Let \(L\) be an \(N\)-dimensional lattice. Denote \(\hbox{det}(L)\) the volume of the fundamental domain and \(d(L)\) the length of the shortest non-zero lattice vector of \(L\). The density exponent for \(L\) is defined by \[ \lambda(L)=-(1/N)\log_ 2\left({d(L)^ N V_ N \over 2^ N \hbox{det}(L)}\right), \] where \(V_ N\) denotes the volume of the \(N\)- dimensional unit sphere.

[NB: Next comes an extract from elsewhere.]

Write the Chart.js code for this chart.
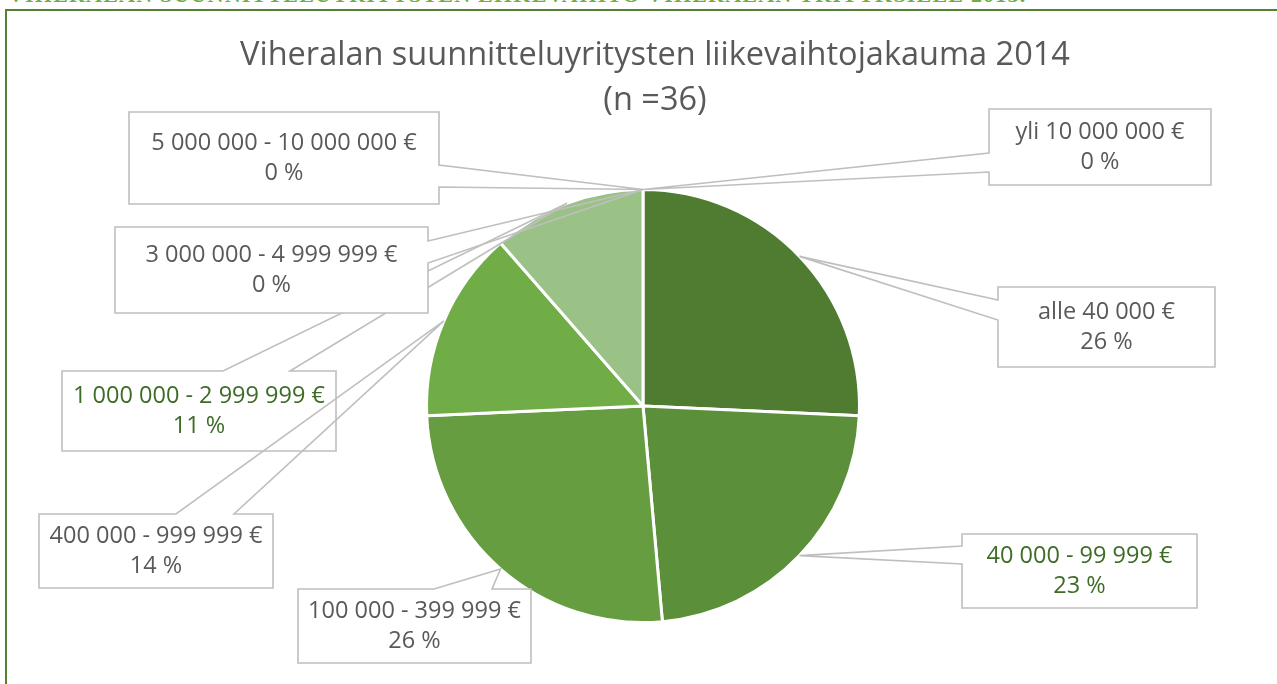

The aim of this paper is to construct families of lattices \(\{L_ N\}\) for which \(\lim_{N\to\infty}\lambda(\{L_ N\})\) is small, i.e. for which the points of \(\{L_ N\}\) are the centers of dense sphere packing.
The following types of lattices are treated: principal and congruence lattices associated to divisors over curves over a finite field and principal and congruence lattices associated to \(S\)-unit groups of towers of algebraic number fields.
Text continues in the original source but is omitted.